— Start of INFORMATION SUPPLIED —

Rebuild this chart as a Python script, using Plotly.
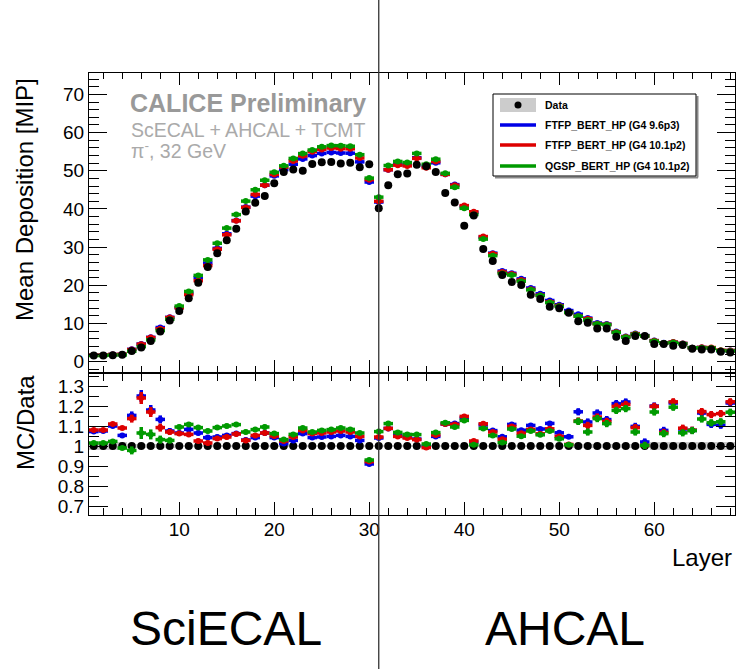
import plotly.graph_objects as go

layers = list(range(1, 69))

data = [1.6, 1.6, 1.7, 1.8, 2.8, 3.7, 5.4, 7.9, 10.8, 13.3,
        16.6, 20.7, 24.8, 28.4, 31.8, 34.8, 39.3, 41.6, 43.4, 46.7,
        49.7, 50.3, 50.0, 51.8, 52.2, 52.3, 51.9, 52.1, 50.9, 51.7,
        40.2, 46.2, 49.1, 49.3, 51.6, 51.2, 49.7, 44.2, 41.7, 35.6,
        38.3, 29.5, 26.4, 22.7, 20.9, 20.1, 17.5, 16.4, 14.4, 14.0,
        12.8, 10.6, 10.2, 8.7, 8.7, 6.5, 5.4, 6.7, 6.7, 4.6,
        4.6, 4.2, 4.4, 3.4, 3.2, 3.2, 2.6, 2.4]

mc_ftfp96 = [1.72, 1.72, 1.87, 1.90, 3.23, 4.63, 6.37, 8.95, 11.61, 14.16,
             17.98, 22.05, 25.84, 29.68, 33.49, 36.96, 40.48, 43.35, 46.22, 48.66,
             50.30, 51.71, 53.10, 53.98, 54.55, 54.81, 54.65, 54.60, 52.33, 47.05,
             41.81, 50.27, 51.70, 51.52, 53.41, 51.20, 52.09, 49.06, 46.37, 40.58,
             39.07, 32.60, 28.43, 23.74, 23.16, 21.69, 19.30, 17.79, 16.03, 14.92,
             13.39, 12.41, 11.42, 10.14, 9.85, 7.88, 6.59, 7.36, 6.83, 5.52,
             4.96, 5.10, 4.77, 3.67, 3.73, 3.55, 2.87, 2.92]

mc_ftfp101 = [1.73, 1.73, 1.89, 1.96, 3.18, 4.59, 6.32, 8.63, 11.56, 14.12,
              17.56, 21.22, 25.17, 29.45, 33.23, 36.89, 40.40, 43.80, 46.22, 49.04,
              50.94, 52.56, 53.90, 55.01, 55.59, 55.96, 55.79, 55.75, 53.34, 47.67,
              42.01, 50.27, 51.46, 51.27, 53.25, 50.79, 52.43, 49.06, 46.20, 40.87,
              39.26, 32.77, 28.25, 23.47, 22.95, 21.39, 18.95, 17.40, 15.64, 14.67,
              12.90, 11.93, 11.25, 9.96, 9.77, 7.79, 6.52, 7.32, 6.72, 5.51,
              4.91, 5.13, 4.79, 3.67, 3.75, 3.70, 3.02, 2.93]

mc_qgsp101 = [1.62, 1.62, 1.74, 1.78, 2.74, 3.94, 5.71, 8.15, 11.10, 14.56,
              18.39, 22.60, 26.66, 31.01, 34.98, 38.52, 42.05, 45.01, 47.52, 49.60,
              51.29, 53.22, 54.50, 55.43, 56.27, 56.59, 56.57, 56.42, 54.21, 48.08,
              43.09, 51.37, 52.44, 52.16, 54.54, 51.71, 53.03, 49.33, 45.66, 40.16,
              38.53, 32.10, 27.77, 23.09, 22.68, 21.08, 18.81, 17.32, 15.48, 14.50,
              12.88, 11.90, 10.91, 9.89, 9.67, 7.66, 6.41, 7.17, 6.72, 5.38,
              4.89, 5.01, 4.69, 3.66, 3.63, 3.57, 2.91, 2.81]

ratio_ftfp96 = [1.072, 1.075, 1.100, 1.053, 1.153, 1.250, 1.180, 1.133, 1.075, 1.065,
                1.083, 1.065, 1.042, 1.045, 1.053, 1.062, 1.030, 1.042, 1.065, 1.042,
                1.012, 1.028, 1.062, 1.042, 1.045, 1.048, 1.053, 1.048, 1.028, 0.910,
                1.040, 1.088, 1.053, 1.045, 1.035, 1.000, 1.048, 1.110, 1.112, 1.140,
                1.020, 1.105, 1.077, 1.046, 1.108, 1.079, 1.103, 1.085, 1.113, 1.066,
                1.046, 1.171, 1.120, 1.165, 1.132, 1.212, 1.220, 1.098, 1.020, 1.200,
                1.078, 1.215, 1.085, 1.078, 1.165, 1.108, 1.104, 1.215]

ratio_ftfp101 = [1.080, 1.080, 1.110, 1.090, 1.137, 1.240, 1.170, 1.092, 1.070, 1.062,
                 1.058, 1.025, 1.015, 1.037, 1.045, 1.060, 1.028, 1.053, 1.065, 1.050,
                 1.025, 1.045, 1.078, 1.062, 1.065, 1.070, 1.075, 1.070, 1.048, 0.922,
                 1.045, 1.088, 1.048, 1.040, 1.032, 0.992, 1.055, 1.110, 1.108, 1.148,
                 1.025, 1.111, 1.070, 1.034, 1.098, 1.064, 1.083, 1.061, 1.086, 1.048,
                 1.008, 1.125, 1.103, 1.145, 1.123, 1.198, 1.208, 1.092, 1.003, 1.198,
                 1.068, 1.221, 1.089, 1.079, 1.172, 1.157, 1.162, 1.221]

ratio_qgsp101 = [1.015, 1.015, 1.023, 0.990, 0.978, 1.065, 1.058, 1.032, 1.028, 1.095,
                 1.108, 1.092, 1.075, 1.092, 1.100, 1.107, 1.070, 1.082, 1.095, 1.062,
                 1.032, 1.058, 1.090, 1.070, 1.078, 1.082, 1.090, 1.083, 1.065, 0.930,
                 1.072, 1.112, 1.068, 1.058, 1.057, 1.010, 1.067, 1.116, 1.095, 1.128,
                 1.006, 1.088, 1.052, 1.017, 1.085, 1.049, 1.075, 1.056, 1.075, 1.036,
                 1.006, 1.123, 1.070, 1.137, 1.112, 1.178, 1.187, 1.070, 1.003, 1.170,
                 1.062, 1.194, 1.066, 1.077, 1.135, 1.116, 1.121, 1.169]

ratio_err = [0.006, 0.006, 0.006, 0.006, 0.020, 0.030, 0.025, 0.020, 0.015, 0.012,
             0.012, 0.012, 0.012, 0.012, 0.012, 0.012, 0.012, 0.012, 0.012, 0.012,
             0.010, 0.010, 0.010, 0.010, 0.010, 0.010, 0.010, 0.010, 0.010, 0.010,
             0.008, 0.008, 0.008, 0.008, 0.008, 0.008, 0.008, 0.008, 0.008, 0.008,
             0.008, 0.008, 0.008, 0.008, 0.008, 0.008, 0.008, 0.008, 0.008, 0.008,
             0.010, 0.018, 0.018, 0.018, 0.018, 0.018, 0.018, 0.018, 0.018, 0.018,
             0.018, 0.018, 0.018, 0.018, 0.018, 0.018, 0.018, 0.018]

data_rel_err = [0.020, 0.020, 0.020, 0.020, 0.012, 0.012, 0.012, 0.012, 0.012, 0.004,
                0.004, 0.004, 0.004, 0.004, 0.004, 0.004, 0.004, 0.004, 0.004, 0.004,
                0.004, 0.004, 0.004, 0.004, 0.004, 0.004, 0.004, 0.004, 0.004, 0.004,
                0.004, 0.004, 0.004, 0.004, 0.004, 0.004, 0.004, 0.004, 0.004, 0.004,
                0.004, 0.004, 0.004, 0.004, 0.004, 0.004, 0.004, 0.004, 0.004, 0.004,
                0.008, 0.008, 0.008, 0.008, 0.008, 0.008, 0.008, 0.008, 0.008, 0.020,
                0.020, 0.020, 0.020, 0.020, 0.020, 0.020, 0.020, 0.020]

data_ratio = [1.0] * len(layers)

series_names = ["FTFP_BERT_HP (G4 9.6p3)", "FTFP_BERT_HP (G4 10.1p2)", "QGSP_BERT_HP (G4 10.1p2)"]
colors = ["#0000e6", "#dd0000", "#009a00"]
GREY_BAND = "#cccccc"
FONT = "Liberation Sans"

# plot-area geometry in pixels (used only for placing decorations)
W, H = 738, 669
ML, MR, MT, MB = 89, 3, 73, 154
PW, PH = W - ML - MR, H - MT - MB


def px(x):
    return (x - ML) / PW


def py(y):
    return (H - MB - y) / PH


fig = go.Figure()

# ---- top panel: MC histograms ----
for name, vals, col in zip(series_names, [mc_ftfp96, mc_ftfp101, mc_qgsp101], colors):
    fig.add_trace(go.Scatter(
        x=layers, y=vals, mode="markers", name=name, showlegend=False,
        marker=dict(size=0, color=col),
        error_x=dict(type="constant", value=0.5, thickness=3.5, width=0, color=col),
        xaxis="x", yaxis="y"))

# data points
fig.add_trace(go.Scatter(
    x=layers, y=data, mode="markers", name="Data", showlegend=False,
    marker=dict(size=8, color="black", symbol="circle"),
    xaxis="x", yaxis="y"))

# ---- ratio panel ----
fig.add_trace(go.Bar(
    x=layers, y=[2 * e for e in data_rel_err], base=[r - e for r, e in zip(data_ratio, data_rel_err)],
    width=1.0, marker=dict(color=GREY_BAND, line=dict(width=0)), showlegend=False,
    xaxis="x2", yaxis="y2", hoverinfo="skip"))

fig.add_trace(go.Scatter(
    x=layers, y=data_ratio, mode="markers", showlegend=False,
    marker=dict(size=8, color="black"), xaxis="x2", yaxis="y2"))

for name, vals, col in zip(series_names, [ratio_ftfp96, ratio_ftfp101, ratio_qgsp101], colors):
    fig.add_trace(go.Scatter(
        x=layers, y=vals, mode="markers", name=name, showlegend=False,
        marker=dict(size=0, color=col),
        error_x=dict(type="constant", value=0.5, thickness=3.5, width=0, color=col),
        error_y=dict(type="data", array=ratio_err, thickness=3.5, width=0, color=col),
        xaxis="x2", yaxis="y2"))

axis_common = dict(showline=True, mirror="allticks", linecolor="black", linewidth=1,
                   ticks="inside", tickcolor="black", showgrid=False, zeroline=False,
                   tickfont=dict(family=FONT, size=19, color="black"))

fig.update_layout(
    width=W, height=H,
    margin=dict(l=ML, r=MR, t=MT, b=MB),
    paper_bgcolor="white", plot_bgcolor="white",
    showlegend=False, bargap=0,
    xaxis=dict(domain=[0, 1], anchor="y", range=[0.5, 68.5], tick0=0, dtick=10, ticklen=12,
               showticklabels=False,
               minor=dict(dtick=2, tick0=0, ticklen=6, ticks="inside", tickcolor="black"),
               **axis_common),
    yaxis=dict(domain=[(H - MB - 372) / PH, 1], anchor="x", range=[-2.7, 75.6], tick0=0, dtick=10,
               ticklen=18, minor=dict(dtick=2, tick0=0, ticklen=10, ticks="inside", tickcolor="black"),
               **axis_common),
    xaxis2=dict(domain=[0, 1], anchor="y2", matches="x", range=[0.5, 68.5], tick0=0, dtick=10,
                ticklen=13, ticklabelstandoff=-3,
                minor=dict(dtick=2, tick0=0, ticklen=7, ticks="inside", tickcolor="black"),
                **axis_common),
    yaxis2=dict(domain=[0, (H - MB - 374) / PH], anchor="x2", range=[0.655, 1.36], tick0=0, dtick=0.1,
                ticklen=19, minor=dict(dtick=0.05, tick0=0, ticklen=10, ticks="inside", tickcolor="black"),
                **axis_common),
)

shapes = []
annotations = []

# separator line between SciECAL and AHCAL (at layer 31)
shapes.append(dict(type="line", xref="x", yref="paper", x0=31, x1=31, y0=py(H), y1=py(0),
                   line=dict(color="#333333", width=1.3), layer="above"))

# legend box
shapes.append(dict(type="line", xref="paper", yref="paper", x0=px(495), x1=px(698), y0=py(177.5), y1=py(177.5),
                   line=dict(color="#888888", width=2)))
shapes.append(dict(type="line", xref="paper", yref="paper", x0=px(697.5), x1=px(697.5), y0=py(96), y1=py(177.5),
                   line=dict(color="#888888", width=2)))
shapes.append(dict(type="rect", xref="paper", yref="paper", x0=px(493), x1=px(696), y0=py(176), y1=py(94),
                   line=dict(color="black", width=1), fillcolor="white", layer="above"))
shapes.append(dict(type="rect", xref="paper", yref="paper", x0=px(500), x1=px(536), y0=py(112), y1=py(98),
                   line=dict(width=0), fillcolor=GREY_BAND, layer="above"))
shapes.append(dict(type="circle", xref="paper", yref="paper", x0=px(514.5), x1=px(521.5), y0=py(108.5), y1=py(101.5),
                   line=dict(width=0), fillcolor="black", layer="above"))
leg_y = [125, 145, 166]
for yy, col in zip(leg_y, colors):
    shapes.append(dict(type="line", xref="paper", yref="paper", x0=px(500), x1=px(536), y0=py(yy), y1=py(yy),
                       line=dict(color=col, width=3.5), layer="above"))
for txt, yy in zip(["Data"] + series_names, [105] + leg_y):
    annotations.append(dict(text="<b>" + txt + "</b>", xref="paper", yref="paper", x=px(543), y=py(yy),
                            xanchor="left", yanchor="middle", showarrow=False,
                            font=dict(family=FONT, size=10.5, color="black")))

# CALICE labels
annotations.append(dict(text="<b>CALICE Preliminary</b>", xref="paper", yref="paper", x=px(128), y=py(103),
                        xanchor="left", yanchor="middle", showarrow=False,
                        font=dict(family=FONT, size=25, color="#999999")))
annotations.append(dict(text="ScECAL + AHCAL + TCMT", xref="paper", yref="paper", x=px(129), y=py(130),
                        xanchor="left", yanchor="middle", showarrow=False,
                        font=dict(family=FONT, size=19.5, color="#aaaaaa")))
annotations.append(dict(text="π<sup>-</sup>, 32 GeV", xref="paper", yref="paper", x=px(129), y=py(150),
                        xanchor="left", yanchor="middle", showarrow=False,
                        font=dict(family=FONT, size=19.5, color="#aaaaaa")))

# axis titles
annotations.append(dict(text="Mean Deposition [MIP]", xref="paper", yref="paper", x=px(24), y=py(200),
                        xanchor="center", yanchor="middle", textangle=-90, showarrow=False,
                        font=dict(family=FONT, size=24, color="black")))
annotations.append(dict(text="MC/Data", xref="paper", yref="paper", x=px(25), y=py(423),
                        xanchor="center", yanchor="middle", textangle=-90, showarrow=False,
                        font=dict(family=FONT, size=24, color="black")))
annotations.append(dict(text="Layer", xref="paper", yref="paper", x=px(734), y=py(557),
                        xanchor="right", yanchor="middle", showarrow=False,
                        font=dict(family=FONT, size=24, color="black")))

# detector labels
annotations.append(dict(text="SciECAL", xref="paper", yref="paper", x=px(226), y=py(628),
                        xanchor="center", yanchor="middle", showarrow=False,
                        font=dict(family=FONT, size=48, color="black")))
annotations.append(dict(text="AHCAL", xref="paper", yref="paper", x=px(565), y=py(628),
                        xanchor="center", yanchor="middle", showarrow=False,
                        font=dict(family=FONT, size=48, color="black")))

fig.update_layout(shapes=shapes, annotations=annotations)

fig.write_html("out.html")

— End of INFORMATION SUPPLIED —

AIM – Set down again, exactly, the lines of the material above from its first line to the one with "layers = list(range(1, 69))", inclusive. Leave the pictures out.

OUTPUT –
Rebuild this chart as a Python script, using Plotly.
import plotly.graph_objects as go

layers = list(range(1, 69))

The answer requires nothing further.